L’abrogation du Règlement 274 ou le pari de Lecce
[ANALYSE]
TORONTO – Dans le flot de nouvelles sur la pandémie et ses conséquences, l’annonce de Stephen Lecce, jeudi, est passée inaperçue. Le ministre de l’Éducation de l’Ontario vient pourtant de mettre fin à un règlement vieux de huit ans loin de faire l’unanimité.
Le Règlement de l’Ontario 274 mis en place en 2012 imposait l’embauche d’enseignants selon l’ancienneté. À partir du 29 octobre, le recrutement se fera selon les « qualifications, les compétences, la diversité et l’expérience pratique », a expliqué M. Lecce.
Ces changements ne seront pas effectifs pour les conseils scolaires catholiques anglophones. Lors des dernières négociations, l’Association des enseignantes et des enseignants catholiques anglo-ontariens (OECTA) s’est entendue avec le gouvernement pour conserver l’application du Règlement 274.
Du côté francophone, l’Association des enseignantes et des enseignants franco-ontariens (AEFO) dit avoir déjà négocié dans le passé une exclusion de ce règlement.
L’annonce de M. Lecce part à priori d’un bon principe : offrir plus de flexibilité aux conseils scolaires dans l’embauche, et de surcroît s’adapter aux nouvelles réalités de l’Ontario. Ces nouvelles mesures pourraient servir de tremplin à des enseignants de plus en plus racialisés, ou bien à de jeunes diplômés en recherche d’emploi. Ce dernier point se pose avec acuité dans les conseils anglophones où les demandes d’emploi tendent à dépasser l’offre.
À cet égard, M. Lecce veut caresser les enseignants dans le sens du poil.

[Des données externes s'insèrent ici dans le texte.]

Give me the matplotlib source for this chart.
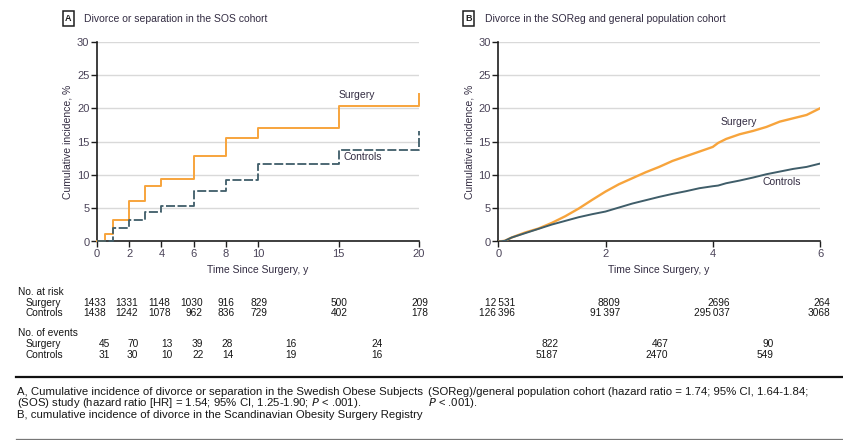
import matplotlib
matplotlib.use("Agg")
import matplotlib.pyplot as plt
from matplotlib.transforms import blended_transform_factory

plt.rcParams['font.family'] = ['Liberation Sans Narrow', 'Liberation Sans', 'DejaVu Sans']
plt.rcParams['mathtext.fontset'] = 'custom'
plt.rcParams['mathtext.it'] = 'Liberation Sans Narrow:italic'
plt.rcParams['mathtext.rm'] = 'Liberation Sans Narrow'

# ---- Panel A: SOS cohort (step curves) ----
sos_surg_t = [0, 0.5, 1, 2, 3, 4, 6, 8, 10, 15, 20]
sos_surg_ci = [0, 1.1, 3.2, 6.1, 8.3, 9.4, 12.8, 15.5, 17.1, 20.4, 22.1]
sos_ctrl_t = [0, 1, 2, 3, 4, 6, 8, 10, 15, 20]
sos_ctrl_ci = [0, 2.0, 3.3, 4.5, 5.35, 7.6, 9.2, 11.7, 13.7, 16.6]

sos_ticks = [0, 2, 4, 6, 8, 10, 15, 20]
sos_risk_surg = [1433, 1331, 1148, 1030, 916, 829, 500, 209]
sos_risk_ctrl = [1438, 1242, 1078, 962, 836, 729, 402, 178]
sos_events_surg = [45, 70, 13, 39, 28, 16, 24]
sos_events_ctrl = [31, 30, 10, 22, 14, 19, 16]

# ---- Panel B: SOReg / general population cohort ----
soreg_t = [0, 0.12, 0.25, 0.5, 0.75, 1.0, 1.25, 1.5, 1.75, 2.0, 2.25, 2.5, 2.75,
           3.0, 3.25, 3.5, 3.75, 4.0, 4.1, 4.25, 4.5, 4.75, 5.0, 5.25, 5.5, 5.75, 6.0]
soreg_surg_ci = [0, 0.1, 0.6, 1.35, 1.95, 2.8, 3.8, 4.95, 6.25, 7.5, 8.6, 9.5, 10.4,
                 11.2, 12.1, 12.8, 13.5, 14.2, 14.8, 15.4, 16.1, 16.6, 17.2, 18.0, 18.5, 19.0, 20.0]
soreg_ctrl_ci = [0, 0.1, 0.6, 1.25, 1.9, 2.55, 3.1, 3.65, 4.1, 4.5, 5.1, 5.7, 6.2,
                 6.7, 7.15, 7.55, 8.0, 8.3, 8.4, 8.75, 9.15, 9.6, 10.1, 10.5, 10.9, 11.2, 11.7]

soreg_ticks = [0, 2, 4, 6]
soreg_risk_surg = [12531, 8809, 2696, 264]
soreg_risk_ctrl = [126396, 91397, 295037, 3068]
soreg_events_surg = [822, 467, 90]
soreg_events_ctrl = [5187, 2470, 549]

ORANGE = '#F7A43C'
TEAL = '#3F5D69'
INK = '#332c42'
TICKC = '#4a4358'
AXC = '#1e1e1e'
GRID = '#d9d9d9'
TXT = '#161616'

W, H = 843, 440
fig = plt.figure(figsize=(W / 100, H / 100), dpi=100)
fig.patch.set_facecolor('white')


def fy(px):
    return 1 - px / H


def fx(px):
    return px / W


def px_axes(x0, x1, ytop, ybot):
    return fig.add_axes([x0 / W, 1 - ybot / H, (x1 - x0) / W, (ybot - ytop) / H])


def style(ax, xmax, xticks):
    ax.set_xlim(0, xmax)
    ax.set_ylim(0, 30)
    ax.set_yticks(range(0, 31, 5))
    ax.set_xticks(xticks)
    ax.yaxis.grid(True, color=GRID, lw=1.0)
    ax.set_axisbelow(True)
    for s in ('top', 'right'):
        ax.spines[s].set_visible(False)
    for s in ('left', 'bottom'):
        ax.spines[s].set_color(AXC)
        ax.spines[s].set_linewidth(1.2)
    ax.tick_params(direction='out', length=4, width=1, color=AXC,
                   labelsize=8, labelcolor=TICKC, pad=1.5)
    ax.set_ylabel('Cumulative incidence, %', fontsize=7.5, color=INK, labelpad=3)
    ax.set_xlabel('Time Since Surgery, y', fontsize=7.5, color=INK, labelpad=4)


axA = px_axes(97, 419, 41.7, 241.5)
axB = px_axes(498.3, 820, 41.7, 241.5)
style(axA, 20, sos_ticks)
style(axB, 6, soreg_ticks)

axA.plot(sos_surg_t, sos_surg_ci, drawstyle='steps-post', color=ORANGE, lw=1.4,
         clip_on=False, zorder=3)
axA.plot(sos_ctrl_t, sos_ctrl_ci, drawstyle='steps-post', color=TEAL, lw=1.3,
         ls=(0, (5, 1.4)), clip_on=False, zorder=3)
axA.text(16.15, 22.0, 'Surgery', fontsize=7.5, color=INK, ha='center', va='center')
axA.text(16.5, 12.7, 'Controls', fontsize=7.5, color=INK, ha='center', va='center')

axB.plot(soreg_t, soreg_surg_ci, color=ORANGE, lw=1.7, zorder=3)
axB.plot(soreg_t, soreg_ctrl_ci, color=TEAL, lw=1.4, zorder=3)
axB.text(4.48, 17.9, 'Surgery', fontsize=7.5, color=INK, ha='center', va='center')
axB.text(5.28, 9.0, 'Controls', fontsize=7.5, color=INK, ha='center', va='center')

# Panel headers
for xbox, xtxt, letter, title in [(68.5, 84, 'A', 'Divorce or separation in the SOS cohort'),
                                  (468.5, 485, 'B', 'Divorce in the SOReg and general population cohort')]:
    fig.text(fx(xbox), fy(18.5), letter, fontsize=6.5, fontweight='bold', color=AXC,
             ha='center', va='center',
             bbox=dict(boxstyle='square,pad=0.3', fc='white', ec=AXC, lw=1.1))
    fig.text(fx(xtxt), fy(18.5), title, fontsize=7.5, color=INK, ha='left', va='center')


def fmt(n):
    return f"{n:,}".replace(',', '\u2009') if n >= 10000 else str(n)


# Row labels of the numbers tables
rows_y = {'risk_head': 291.7, 'risk_s': 302.7, 'risk_c': 313.3,
          'ev_head': 333.3, 'ev_s': 344.3, 'ev_c': 355.0}
fig.text(fx(18), fy(rows_y['risk_head']), 'No. at risk', fontsize=7.3, color=TXT, va='center')
fig.text(fx(26), fy(rows_y['risk_s']), 'Surgery', fontsize=7.3, color=TXT, va='center')
fig.text(fx(26), fy(rows_y['risk_c']), 'Controls', fontsize=7.3, color=TXT, va='center')
fig.text(fx(18), fy(rows_y['ev_head']), 'No. of events', fontsize=7.3, color=TXT, va='center')
fig.text(fx(26), fy(rows_y['ev_s']), 'Surgery', fontsize=7.3, color=TXT, va='center')
fig.text(fx(26), fy(rows_y['ev_c']), 'Controls', fontsize=7.3, color=TXT, va='center')

# Right-edge anchor positions of each column (x in axis data units)
trA = blended_transform_factory(axA.transData, fig.transFigure)
trB = blended_transform_factory(axB.transData, fig.transFigure)
riskA_x = [t + 0.56 for t in sos_ticks]
eventsA_x = [0.81, 2.57, 4.70, 6.60, 8.45, 12.4, 17.76]
riskB_x = [0.31, 2.27, 4.32, 6.19]
eventsB_x = [1.12, 3.17, 5.13]

for tr, xs, vals, key in [(trA, riskA_x, sos_risk_surg, 'risk_s'),
                          (trA, riskA_x, sos_risk_ctrl, 'risk_c'),
                          (trA, eventsA_x, sos_events_surg, 'ev_s'),
                          (trA, eventsA_x, sos_events_ctrl, 'ev_c'),
                          (trB, riskB_x, soreg_risk_surg, 'risk_s'),
                          (trB, riskB_x, soreg_risk_ctrl, 'risk_c'),
                          (trB, eventsB_x, soreg_events_surg, 'ev_s'),
                          (trB, eventsB_x, soreg_events_ctrl, 'ev_c')]:
    for x, v in zip(xs, vals):
        fig.text(x, fy(rows_y[key]), fmt(v), transform=tr, fontsize=7.3, color=TXT,
                 ha='right', va='center')

# Caption rules and text
fig.add_artist(plt.Line2D([fx(16), 1], [fy(377), fy(377)], color='#111111', lw=1.6))
fig.add_artist(plt.Line2D([fx(16), 1], [fy(438.5), fy(438.5)], color='#777777', lw=0.9))

cap_left = ['A, Cumulative incidence of divorce or separation in the Swedish Obese Subjects',
            '(SOS) study (hazard ratio [HR] = 1.54; 95% CI, 1.25-1.90; $P$ < .001).',
            'B, cumulative incidence of divorce in the Scandinavian Obesity Surgery Registry']
cap_right = ['(SOReg)/general population cohort (hazard ratio = 1.74; 95% CI, 1.64-1.84;',
             '$P$ < .001).']
cap_y = [391.5, 403, 414.5]
for y, s in zip(cap_y, cap_left):
    fig.text(fx(17), fy(y), s, fontsize=8.2, color=TXT, va='center')
for y, s in zip(cap_y, cap_right):
    fig.text(fx(428), fy(y), s, fontsize=8.2, color=TXT, va='center')

fig.savefig('out.png', dpi=100, facecolor='white')
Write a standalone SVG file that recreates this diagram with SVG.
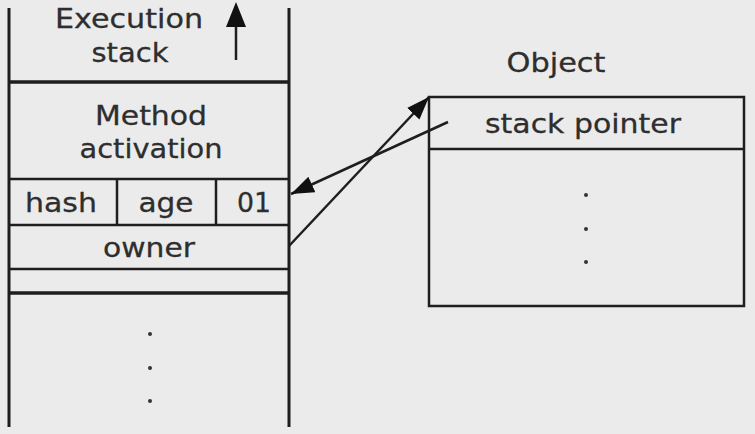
<svg xmlns="http://www.w3.org/2000/svg" width="755" height="434" viewBox="0 0 755 434">
<defs>
<style>
.ln{stroke:#1e1e1e;fill:none;stroke-linecap:butt}
.t{font-family:"DejaVu Sans","Liberation Sans",sans-serif;font-size:27px;fill:#2e2e2e;stroke:#2e2e2e;stroke-width:0.3;text-anchor:middle}
.dot{fill:#333}
</style>
<marker id="ah" markerUnits="userSpaceOnUse" markerWidth="26" markerHeight="20" refX="23" refY="8.5" orient="auto">
<path d="M0,0 L23,8.5 L0,17 Z" fill="#111"/>
</marker>
</defs>
<rect width="755" height="434" fill="#ebebeb"/>
<g id="stack">
<line class="ln" x1="9" y1="8" x2="9" y2="427" stroke-width="3"/>
<line class="ln" x1="289" y1="8" x2="289" y2="427" stroke-width="3"/>
<line class="ln" x1="9" y1="82" x2="289" y2="82" stroke-width="3.5"/>
<line class="ln" x1="9" y1="179" x2="289" y2="179" stroke-width="2.5"/>
<line class="ln" x1="9" y1="225" x2="289" y2="225" stroke-width="2.5"/>
<line class="ln" x1="9" y1="269" x2="289" y2="269" stroke-width="2.5"/>
<line class="ln" x1="9" y1="293" x2="289" y2="293" stroke-width="3.5"/>
<line class="ln" x1="117" y1="179" x2="117" y2="225" stroke-width="2.5"/>
<line class="ln" x1="216" y1="179" x2="216" y2="225" stroke-width="2.5"/>
<line class="ln" x1="236" y1="60" x2="236" y2="20" stroke-width="2.5"/>
<path d="M236,2 L246,27 L226,27 Z" fill="#111"/>
<text class="t" x="129" y="28" textLength="148" lengthAdjust="spacingAndGlyphs">Execution</text>
<text class="t" x="130" y="62" textLength="77" lengthAdjust="spacingAndGlyphs">stack</text>
<text class="t" x="151" y="125" textLength="112" lengthAdjust="spacingAndGlyphs">Method</text>
<text class="t" x="151" y="158" textLength="143" lengthAdjust="spacingAndGlyphs">activation</text>
<text class="t" x="61" y="212" textLength="72" lengthAdjust="spacingAndGlyphs">hash</text>
<text class="t" x="166" y="212" textLength="55" lengthAdjust="spacingAndGlyphs">age</text>
<text class="t" x="254" y="212" textLength="34" lengthAdjust="spacingAndGlyphs">01</text>
<text class="t" x="149" y="257" textLength="92" lengthAdjust="spacingAndGlyphs">owner</text>
<circle class="dot" cx="150" cy="334" r="2"/>
<circle class="dot" cx="150" cy="368" r="2"/>
<circle class="dot" cx="150" cy="401" r="2"/>
</g>
<g id="object">
<text class="t" x="556" y="72" textLength="99" lengthAdjust="spacingAndGlyphs">Object</text>
<rect class="ln" x="429" y="97" width="315" height="209" stroke-width="2.5"/>
<line class="ln" x1="429" y1="149" x2="744" y2="149" stroke-width="2.5"/>
<text class="t" x="583" y="133" textLength="196" lengthAdjust="spacingAndGlyphs">stack pointer</text>
<circle class="dot" cx="586" cy="195" r="2"/>
<circle class="dot" cx="586" cy="229" r="2"/>
<circle class="dot" cx="586" cy="262" r="2"/>
</g>
<g id="connectors">
<line class="ln" x1="289" y1="246" x2="429" y2="97" stroke-width="2.5" marker-end="url(#ah)"/>
<line class="ln" x1="448" y1="122" x2="291" y2="194" stroke-width="2.5" marker-end="url(#ah)"/>
</g>
</svg>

Depuis son arrivée au pouvoir, le gouvernement Ford établit dans son discours une dichotomie entre les enseignants et les syndicats lesquels ne seraient pas des représentants légitimes.
D’ailleurs, la Fédération des enseignantes et des enseignants de l’élémentaire de l’Ontario (FEEO) a immédiatement fustigé l’annonce de M. Lecce, comme une attaque envers « un processus d’embauche équitable ». Les accusations de népotisme dont le Règlement 274 était la cible n’avaient pas lieu d’être, selon le syndicat, d’autant que les employés expérimentés apportent une plus-value inestimable.
Des nouvelles réalités
Difficile de prédire l’impact de l’abrogation du Règlement 274. On peut tout de même affirmer qu’il épouse les contraintes d’une année 2020 inédite en raison de la pandémie. En quelques mois, l’éducation en ligne est devenue légion, et en la matière, tous les enseignants n’ont pas le même bagage de connaissances. Une plus grande flexibilité d’embauche serait un atout.
Les dégâts économiques induits par la COVID-19, dont les populations racialisées, immigrantes, et jeunes seraient les premières cibles, obligeraient par ailleurs à ne pas concentrer uniquement les embauches sur un échantillon de population plus âgé.
Relations difficiles entre le gouvernement et les enseignants
Toujours est-il que l’annonce de Stephen Lecce parviendra difficilement à éteindre l’orage entre le gouvernement et une partie des enseignants. Les grèves de l’hiver dernier ont laissé des cicatrices indélébiles dans les deux camps.
Pour ne rien arranger, les syndicats exigent plus de moyens financiers alloués aux écoles pour permettre le respect des mesures de distanciation sociale et la sécurité des élèves. L’équipe Ford aurait fait preuve de laxisme, en refusant notamment de réduire la taille des classes.
Dans une société en perpétuel changement, avec des défis inattendus comme la crise de la COVID-19, s’adapter et se doter de nouvelles approches sont obligatoires. Mais le dialogue entre le gouvernement et les syndicats doit accompagner chaque nouvelle initiative. L’incapacité de s’entendre et s’écouter pourrait avoir un grand nombre de victimes : les plus de deux millions d’élèves ontariens.
Cette analyse est aussi publiée dans le quotidien Le Droit du 17 octobre.